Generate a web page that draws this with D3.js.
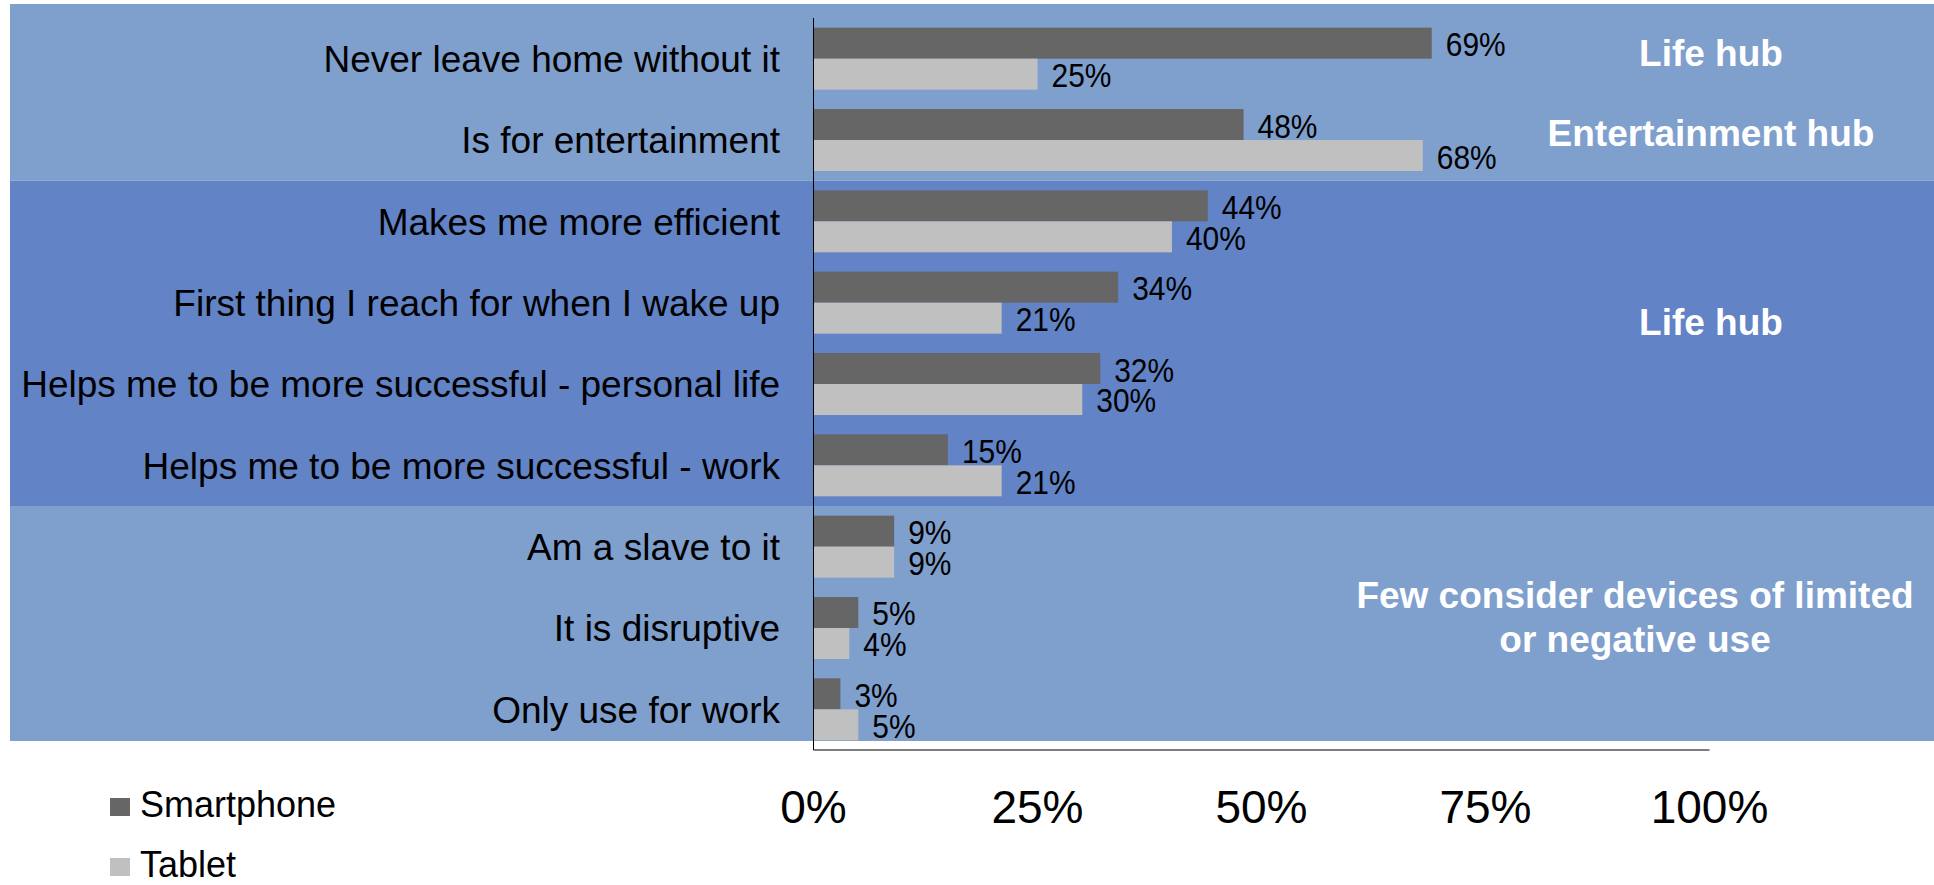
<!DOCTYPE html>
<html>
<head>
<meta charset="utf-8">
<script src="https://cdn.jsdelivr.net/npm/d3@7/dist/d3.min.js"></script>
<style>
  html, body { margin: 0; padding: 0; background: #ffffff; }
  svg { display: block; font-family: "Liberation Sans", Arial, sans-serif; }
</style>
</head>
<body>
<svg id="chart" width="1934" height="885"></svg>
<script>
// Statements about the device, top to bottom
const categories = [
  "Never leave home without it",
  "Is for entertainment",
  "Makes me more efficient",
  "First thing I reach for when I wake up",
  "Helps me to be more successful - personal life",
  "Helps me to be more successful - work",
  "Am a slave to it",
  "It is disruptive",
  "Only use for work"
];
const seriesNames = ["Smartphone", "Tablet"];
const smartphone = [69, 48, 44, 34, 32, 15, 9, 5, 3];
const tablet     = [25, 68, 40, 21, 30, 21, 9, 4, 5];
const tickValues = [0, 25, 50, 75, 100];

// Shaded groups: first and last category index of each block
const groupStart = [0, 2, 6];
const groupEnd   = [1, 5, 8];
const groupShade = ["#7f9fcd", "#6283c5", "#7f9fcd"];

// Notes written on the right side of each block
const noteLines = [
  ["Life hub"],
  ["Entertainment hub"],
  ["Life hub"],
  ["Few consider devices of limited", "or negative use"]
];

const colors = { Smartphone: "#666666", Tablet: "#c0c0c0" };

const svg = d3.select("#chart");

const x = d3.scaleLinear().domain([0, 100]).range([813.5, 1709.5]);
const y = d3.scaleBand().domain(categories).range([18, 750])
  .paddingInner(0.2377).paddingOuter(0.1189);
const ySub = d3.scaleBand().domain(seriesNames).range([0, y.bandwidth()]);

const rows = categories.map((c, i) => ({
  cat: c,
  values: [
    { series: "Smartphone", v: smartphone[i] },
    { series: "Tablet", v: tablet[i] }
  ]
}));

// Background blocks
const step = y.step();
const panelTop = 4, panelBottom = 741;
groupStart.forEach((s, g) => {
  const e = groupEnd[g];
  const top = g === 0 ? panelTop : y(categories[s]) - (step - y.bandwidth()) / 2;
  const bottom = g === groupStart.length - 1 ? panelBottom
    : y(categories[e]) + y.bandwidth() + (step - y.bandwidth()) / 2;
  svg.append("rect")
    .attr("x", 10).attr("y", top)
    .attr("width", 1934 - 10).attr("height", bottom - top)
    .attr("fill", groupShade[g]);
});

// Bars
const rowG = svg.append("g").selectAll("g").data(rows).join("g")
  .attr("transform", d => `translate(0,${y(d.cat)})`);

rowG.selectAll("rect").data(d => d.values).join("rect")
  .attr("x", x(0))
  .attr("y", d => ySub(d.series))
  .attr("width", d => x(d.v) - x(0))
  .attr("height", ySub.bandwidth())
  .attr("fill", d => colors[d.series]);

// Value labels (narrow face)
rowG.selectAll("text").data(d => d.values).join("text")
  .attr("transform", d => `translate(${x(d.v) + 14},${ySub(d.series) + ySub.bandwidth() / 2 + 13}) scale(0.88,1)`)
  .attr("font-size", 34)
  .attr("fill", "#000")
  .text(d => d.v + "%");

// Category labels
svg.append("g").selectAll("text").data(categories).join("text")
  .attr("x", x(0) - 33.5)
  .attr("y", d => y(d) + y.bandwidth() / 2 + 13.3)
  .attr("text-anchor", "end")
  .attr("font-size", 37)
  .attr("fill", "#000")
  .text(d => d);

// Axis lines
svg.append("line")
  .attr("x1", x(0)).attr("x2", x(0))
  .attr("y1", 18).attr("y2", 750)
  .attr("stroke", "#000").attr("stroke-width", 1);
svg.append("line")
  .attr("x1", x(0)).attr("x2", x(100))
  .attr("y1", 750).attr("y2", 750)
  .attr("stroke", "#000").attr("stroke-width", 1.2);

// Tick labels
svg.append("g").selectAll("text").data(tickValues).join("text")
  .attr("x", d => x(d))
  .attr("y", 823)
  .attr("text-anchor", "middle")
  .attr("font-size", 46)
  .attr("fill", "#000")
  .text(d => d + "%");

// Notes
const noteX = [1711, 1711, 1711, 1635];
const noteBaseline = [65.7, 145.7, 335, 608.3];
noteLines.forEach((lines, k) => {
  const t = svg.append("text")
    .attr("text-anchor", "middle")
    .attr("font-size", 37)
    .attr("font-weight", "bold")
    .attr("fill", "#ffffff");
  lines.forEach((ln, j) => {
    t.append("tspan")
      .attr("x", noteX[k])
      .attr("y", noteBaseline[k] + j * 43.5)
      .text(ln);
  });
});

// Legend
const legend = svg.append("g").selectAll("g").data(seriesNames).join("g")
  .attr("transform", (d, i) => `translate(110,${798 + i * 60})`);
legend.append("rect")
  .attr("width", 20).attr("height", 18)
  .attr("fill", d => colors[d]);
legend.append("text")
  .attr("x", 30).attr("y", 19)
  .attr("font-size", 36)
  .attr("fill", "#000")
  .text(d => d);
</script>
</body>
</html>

·····

▶ [What you should do] Go through the listing above and quote it exactly, apart from its images.

▶ [Complete response]
Generate a web page that draws this with D3.js.
<!DOCTYPE html>
<html>
<head>
<meta charset="utf-8">
<script src="https://cdn.jsdelivr.net/npm/d3@7/dist/d3.min.js"></script>
<style>
  html, body { margin: 0; padding: 0; background: #ffffff; }
  svg { display: block; font-family: "Liberation Sans", Arial, sans-serif; }
</style>
</head>
<body>
<svg id="chart" width="1934" height="885"></svg>
<script>
// Statements about the device, top to bottom
const categories = [
  "Never leave home without it",
  "Is for entertainment",
  "Makes me more efficient",
  "First thing I reach for when I wake up",
  "Helps me to be more successful - personal life",
  "Helps me to be more successful - work",
  "Am a slave to it",
  "It is disruptive",
  "Only use for work"
];
const seriesNames = ["Smartphone", "Tablet"];
const smartphone = [69, 48, 44, 34, 32, 15, 9, 5, 3];
const tablet     = [25, 68, 40, 21, 30, 21, 9, 4, 5];
const tickValues = [0, 25, 50, 75, 100];

// Shaded groups: first and last category index of each block
const groupStart = [0, 2, 6];
const groupEnd   = [1, 5, 8];
const groupShade = ["#7f9fcd", "#6283c5", "#7f9fcd"];

// Notes written on the right side of each block
const noteLines = [
  ["Life hub"],
  ["Entertainment hub"],
  ["Life hub"],
  ["Few consider devices of limited", "or negative use"]
];

const colors = { Smartphone: "#666666", Tablet: "#c0c0c0" };

const svg = d3.select("#chart");

const x = d3.scaleLinear().domain([0, 100]).range([813.5, 1709.5]);
const y = d3.scaleBand().domain(categories).range([18, 750])
  .paddingInner(0.2377).paddingOuter(0.1189);
const ySub = d3.scaleBand().domain(seriesNames).range([0, y.bandwidth()]);

const rows = categories.map((c, i) => ({
  cat: c,
  values: [
    { series: "Smartphone", v: smartphone[i] },
    { series: "Tablet", v: tablet[i] }
  ]
}));

// Background blocks
const step = y.step();
const panelTop = 4, panelBottom = 741;
groupStart.forEach((s, g) => {
  const e = groupEnd[g];
  const top = g === 0 ? panelTop : y(categories[s]) - (step - y.bandwidth()) / 2;
  const bottom = g === groupStart.length - 1 ? panelBottom
    : y(categories[e]) + y.bandwidth() + (step - y.bandwidth()) / 2;
  svg.append("rect")
    .attr("x", 10).attr("y", top)
    .attr("width", 1934 - 10).attr("height", bottom - top)
    .attr("fill", groupShade[g]);
});

// Bars
const rowG = svg.append("g").selectAll("g").data(rows).join("g")
  .attr("transform", d => `translate(0,${y(d.cat)})`);

rowG.selectAll("rect").data(d => d.values).join("rect")
  .attr("x", x(0))
  .attr("y", d => ySub(d.series))
  .attr("width", d => x(d.v) - x(0))
  .attr("height", ySub.bandwidth())
  .attr("fill", d => colors[d.series]);

// Value labels (narrow face)
rowG.selectAll("text").data(d => d.values).join("text")
  .attr("transform", d => `translate(${x(d.v) + 14},${ySub(d.series) + ySub.bandwidth() / 2 + 13}) scale(0.88,1)`)
  .attr("font-size", 34)
  .attr("fill", "#000")
  .text(d => d.v + "%");

// Category labels
svg.append("g").selectAll("text").data(categories).join("text")
  .attr("x", x(0) - 33.5)
  .attr("y", d => y(d) + y.bandwidth() / 2 + 13.3)
  .attr("text-anchor", "end")
  .attr("font-size", 37)
  .attr("fill", "#000")
  .text(d => d);

// Axis lines
svg.append("line")
  .attr("x1", x(0)).attr("x2", x(0))
  .attr("y1", 18).attr("y2", 750)
  .attr("stroke", "#000").attr("stroke-width", 1);
svg.append("line")
  .attr("x1", x(0)).attr("x2", x(100))
  .attr("y1", 750).attr("y2", 750)
  .attr("stroke", "#000").attr("stroke-width", 1.2);

// Tick labels
svg.append("g").selectAll("text").data(tickValues).join("text")
  .attr("x", d => x(d))
  .attr("y", 823)
  .attr("text-anchor", "middle")
  .attr("font-size", 46)
  .attr("fill", "#000")
  .text(d => d + "%");

// Notes
const noteX = [1711, 1711, 1711, 1635];
const noteBaseline = [65.7, 145.7, 335, 608.3];
noteLines.forEach((lines, k) => {
  const t = svg.append("text")
    .attr("text-anchor", "middle")
    .attr("font-size", 37)
    .attr("font-weight", "bold")
    .attr("fill", "#ffffff");
  lines.forEach((ln, j) => {
    t.append("tspan")
      .attr("x", noteX[k])
      .attr("y", noteBaseline[k] + j * 43.5)
      .text(ln);
  });
});

// Legend
const legend = svg.append("g").selectAll("g").data(seriesNames).join("g")
  .attr("transform", (d, i) => `translate(110,${798 + i * 60})`);
legend.append("rect")
  .attr("width", 20).attr("height", 18)
  .attr("fill", d => colors[d]);
legend.append("text")
  .attr("x", 30).attr("y", 19)
  .attr("font-size", 36)
  .attr("fill", "#000")
  .text(d => d);
</script>
</body>
</html>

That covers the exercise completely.